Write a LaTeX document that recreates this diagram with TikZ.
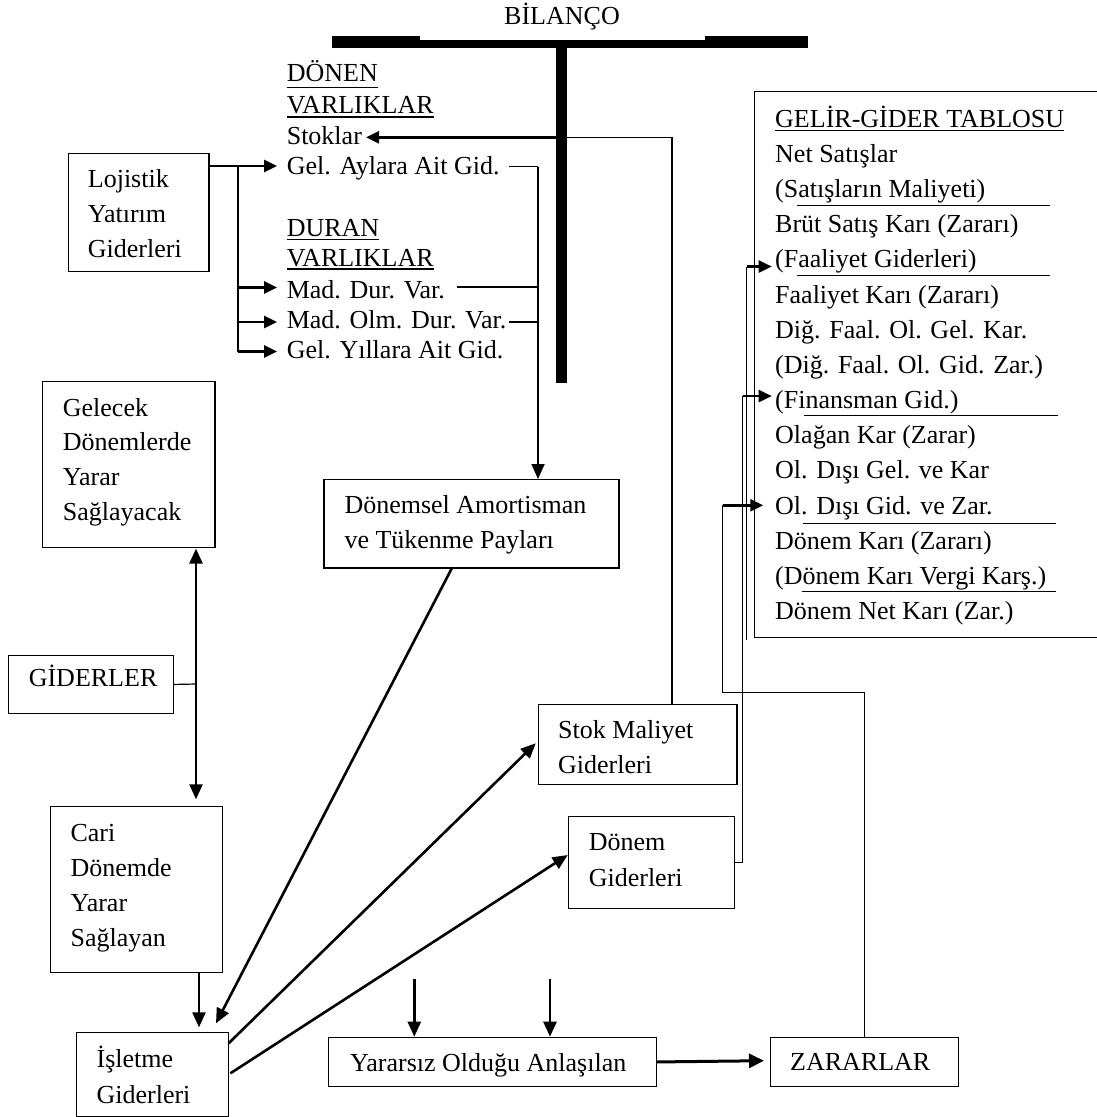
\documentclass[tikz,border=0pt]{standalone}
\usepackage{fontspec}
\setmainfont{Liberation Serif}
\usetikzlibrary{arrows.meta}
\begin{document}
\begin{tikzpicture}[x=1pt,y=-1pt,
  txt/.style={inner sep=0pt, anchor=base west, font=\fontsize{26}{30}\selectfont},
  box/.style={draw, line width=1.2pt, inner sep=0pt, anchor=north west},
  conn/.style={line width=1.2pt},
  heavy/.style={line width=2.6pt},
  arr/.style={line width=2.6pt, -{Triangle[length=15pt,width=13pt]}},
  sarr/.style={line width=2.6pt, -{Triangle[length=13pt,width=12pt]}},
  uline/.style={line width=1.3pt},
  rulel/.style={line width=1.2pt}
]
\fill[white] (0,0) rectangle (1096,1117);
\useasboundingbox (0,0) rectangle (1096,1117);

% ---- balance sheet T ----
\node[txt, anchor=base] (bilanco) at (562,24) {BİLANÇO};
\fill (332,36) rectangle (419.5,48.3);
\fill (419.5,39.5) rectangle (705,48.3);
\fill (705,36) rectangle (808,48.3);
\node[fill, inner sep=0pt, minimum width=11pt, minimum height=335pt, anchor=north] (stem) at (561.5,48) {};

% ---- asset entries ----
\node[txt] (donenH) at (286.6,81.7) {DÖNEN};
\node[txt] (donenV) at (286.6,113.3) {VARLIKLAR};
\node[txt] (stoklar) at (286.6,144) {Stoklar};
\node[txt] (aylara) at (286.6,174) {Gel. Aylara Ait Gid.};
\node[txt] (duranH) at (286.6,236.7) {DURAN};
\node[txt] (duranV) at (286.6,266.7) {VARLIKLAR};
\node[txt] (maddur) at (286.6,298.3) {Mad. Dur. Var.};
\node[txt] (madolm) at (286.6,328.3) {Mad. Olm. Dur. Var.};
\node[txt] (yillara) at (286.6,358.3) {Gel. Yıllara Ait Gid.};
\foreach \n/\d in {donenH/5.6, donenV/3.6, duranH/3, duranV/2.2}
  \draw[uline] ([yshift=-\d pt]\n.base west) -- ([yshift=-\d pt]\n.base east);

% ---- boxes ----
\node[box, minimum width=140.6pt, minimum height=117.8pt] (loj) at (67.7,152.9) {};
\node[txt] (loj1) at (87.7,187.9) {Lojistik};
\node[txt] (loj2) at (87.7,222.9) {Yatırım};
\node[txt] (loj3) at (87.7,257.5) {Giderleri};

\node[box, minimum width=172.6pt, minimum height=166.1pt] (gel) at (41.7,380.7) {};
\node[txt] (gel1) at (62.7,416.4) {Gelecek};
\node[txt] (gel2) at (62.7,450.6) {Dönemlerde};
\node[txt] (gel3) at (62.7,485.5) {Yarar};
\node[txt] (gel4) at (62.7,520) {Sağlayacak};

\node[box, minimum width=164.6pt, minimum height=57.7pt] (gid) at (7.9,655) {};
\node[txt] (gid1) at (28.6,686.7) {GİDERLER};

\node[box, minimum width=172pt, minimum height=166pt] (cari) at (50,806) {};
\node[txt] (cari1) at (70.4,841) {Cari};
\node[txt] (cari2) at (70.4,876.3) {Dönemde};
\node[txt] (cari3) at (70.4,911.5) {Yarar};
\node[txt] (cari4) at (70.4,946.7) {Sağlayan};

\node[box, minimum width=152.2pt, minimum height=84.3pt] (isl) at (75.7,1031.7) {};
\node[txt] (isl1) at (96.4,1067.3) {İşletme};
\node[txt] (isl2) at (96.4,1103.3) {Giderleri};

\node[box, minimum width=295pt, minimum height=88.3pt] (amort) at (323.3,479) {};
\node[txt] (amort1) at (344.3,513.3) {Dönemsel Amortisman};
\node[txt] (amort2) at (344.3,548.3) {ve Tükenme Payları};

\node[box, minimum width=198.4pt, minimum height=80pt] (stok) at (538,704) {};
\node[txt] (stok1) at (558,738.3) {Stok Maliyet};
\node[txt] (stok2) at (558,773.3) {Giderleri};

\node[box, minimum width=166.3pt, minimum height=92pt] (donem) at (567.7,816) {};
\node[txt] (donem1) at (588.6,850.7) {Dönem};
\node[txt] (donem2) at (588.6,886) {Giderleri};

\node[box, minimum width=328pt, minimum height=49.3pt] (yarar) at (328,1036.7) {};
\node[txt] (yarar1) at (350,1071) {Yararsız Olduğu Anlaşılan};

\node[box, minimum width=188pt, minimum height=49.3pt] (zarar) at (770,1036.7) {};
\node[txt] (zarar1) at (790,1070.7) {ZARARLAR};

% ---- income statement ----
\node[box, minimum width=360pt, minimum height=546pt] (tablo) at (754,91) {};
\node[txt] (t0) at (775,127.2) {GELİR-GİDER TABLOSU};
\draw[uline] ([yshift=-3pt]t0.base west) -- ([yshift=-3pt]t0.base east);
\node[txt] (t1) at (775,162.4) {Net Satışlar};
\node[txt] (t2) at (775,197.5) {(Satışların Maliyeti)};
\node[txt] (t3) at (775,232.7) {Brüt Satış Karı (Zararı)};
\node[txt] (t4) at (775,267.9) {(Faaliyet Giderleri)};
\node[txt] (t5) at (775,303.0) {Faaliyet Karı (Zararı)};
\node[txt] (t6) at (775,338.2) {Diğ. Faal. Ol. Gel. Kar.};
\node[txt] (t7) at (775,373.4) {(Diğ. Faal. Ol. Gid. Zar.)};
\node[txt] (t8) at (775,408.6) {(Finansman Gid.)};
\node[txt] (t9) at (775,443.7) {Olağan Kar (Zarar)};
\node[txt] (t10) at (775,478.9) {Ol. Dışı Gel. ve Kar};
\node[txt] (t11) at (775,514.1) {Ol. Dışı Gid. ve Zar.};
\node[txt] (t12) at (775,549.2) {Dönem Karı (Zararı)};
\node[txt] (t13) at (775,584.4) {(Dönem Karı Vergi Karş.)};
\node[txt] (t14) at (775,619.6) {Dönem Net Karı (Zar.)};
\draw[rulel] (796.7,205.7) -- (1050,205.7);
\draw[rulel] (796.7,275.6) -- (1050,275.6);
\draw[rulel] (804,415.4) -- (1058.3,415.4);
\draw[rulel] (802.7,523.2) -- (1056,523.2);
\draw[rulel] (801.7,591.4) -- (1056,591.4);

% ---- Lojistik bracket ----
\coordinate (bT) at (238,166);
\coordinate (bM1) at (238,287.5);
\coordinate (bM2) at (238,322);
\coordinate (bB) at (238,351.5);
\draw[heavy] (loj.east |- bT) -- (bT);
\draw[conn] (bT) -- (bB);
\draw[sarr] (bT) -- (277,166);
\draw[sarr] (bM1) -- (277,287.5);
\draw[sarr] (bM2) -- (277,322);
\draw[sarr] (bB) -- (277,351.5);

% ---- assets to amortization ----
\coordinate (vA) at (538,166.7);
\draw[conn] (509,166.7) -- (vA);
\draw[conn] (456.6,287) -- (538,287);
\draw[conn] (509,322) -- (538,322);
\draw[line width=1.8pt, -{Triangle[length=15pt,width=13pt]}] (vA) -- (vA |- amort.north);

% ---- stock costs back to Stoklar ----
\coordinate (sk) at (672,137.3);
\draw[conn] (stok.north -| sk) -- (sk) -- (stem.east |- sk);
\draw[sarr] (stem.west |- sk) -- (366,137.3);

% ---- expenses ----
\coordinate (gv) at (196,684);
\draw[conn] (gid.east) -- (gv);
\draw[line width=2.6pt, {Triangle[length=15pt,width=13pt]}-{Triangle[length=15pt,width=13pt]}] (196,548.6) -- (196,799.3);
\draw[arr] (199,972) -- (199,1027.3);
\draw[arr] (452.3,567.3) -- (216,1023.3);
\draw[arr] (228.6,1043.3) -- (535.7,743.3);
\draw[arr] (230.4,1073.3) -- (567.7,855);
\draw[arr] (414.3,979) -- (414.3,1036.7);
\draw[arr] (550,979) -- (550,1036.7);
\draw[line width=3pt, -{Triangle[length=15pt,width=14pt]}] (yarar.east) -- (764,1060.7);

% ---- links to the income statement ----
\coordinate (zl) at (722.7,692.3);
\coordinate (zo) at (722.7,505.3);
\draw[conn] (zarar.north) |- (zl) -- (zo);
\draw[sarr] (zo) -- (763.3,505.3);
\coordinate (df) at (742.5,396);
\draw[conn] (donem.east) -| (df);
\draw[sarr] (df) -- (771.7,396);
\coordinate (fa) at (746.5,266.5);
\draw[conn] (746.5,640) -- (fa);
\draw[sarr] (fa) -- (771.7,266.5);
\end{tikzpicture}
\end{document}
************
Written exercise
Your task is to return the lines above, from the first one up to and including the line containing "([yshift=-\d pt]\n.base east);", minus any pictures.

Task response
Write a LaTeX document that recreates this diagram with TikZ.
\documentclass[tikz,border=0pt]{standalone}
\usepackage{fontspec}
\setmainfont{Liberation Serif}
\usetikzlibrary{arrows.meta}
\begin{document}
\begin{tikzpicture}[x=1pt,y=-1pt,
  txt/.style={inner sep=0pt, anchor=base west, font=\fontsize{26}{30}\selectfont},
  box/.style={draw, line width=1.2pt, inner sep=0pt, anchor=north west},
  conn/.style={line width=1.2pt},
  heavy/.style={line width=2.6pt},
  arr/.style={line width=2.6pt, -{Triangle[length=15pt,width=13pt]}},
  sarr/.style={line width=2.6pt, -{Triangle[length=13pt,width=12pt]}},
  uline/.style={line width=1.3pt},
  rulel/.style={line width=1.2pt}
]
\fill[white] (0,0) rectangle (1096,1117);
\useasboundingbox (0,0) rectangle (1096,1117);

% ---- balance sheet T ----
\node[txt, anchor=base] (bilanco) at (562,24) {BİLANÇO};
\fill (332,36) rectangle (419.5,48.3);
\fill (419.5,39.5) rectangle (705,48.3);
\fill (705,36) rectangle (808,48.3);
\node[fill, inner sep=0pt, minimum width=11pt, minimum height=335pt, anchor=north] (stem) at (561.5,48) {};

% ---- asset entries ----
\node[txt] (donenH) at (286.6,81.7) {DÖNEN};
\node[txt] (donenV) at (286.6,113.3) {VARLIKLAR};
\node[txt] (stoklar) at (286.6,144) {Stoklar};
\node[txt] (aylara) at (286.6,174) {Gel. Aylara Ait Gid.};
\node[txt] (duranH) at (286.6,236.7) {DURAN};
\node[txt] (duranV) at (286.6,266.7) {VARLIKLAR};
\node[txt] (maddur) at (286.6,298.3) {Mad. Dur. Var.};
\node[txt] (madolm) at (286.6,328.3) {Mad. Olm. Dur. Var.};
\node[txt] (yillara) at (286.6,358.3) {Gel. Yıllara Ait Gid.};
\foreach \n/\d in {donenH/5.6, donenV/3.6, duranH/3, duranV/2.2}
  \draw[uline] ([yshift=-\d pt]\n.base west) -- ([yshift=-\d pt]\n.base east);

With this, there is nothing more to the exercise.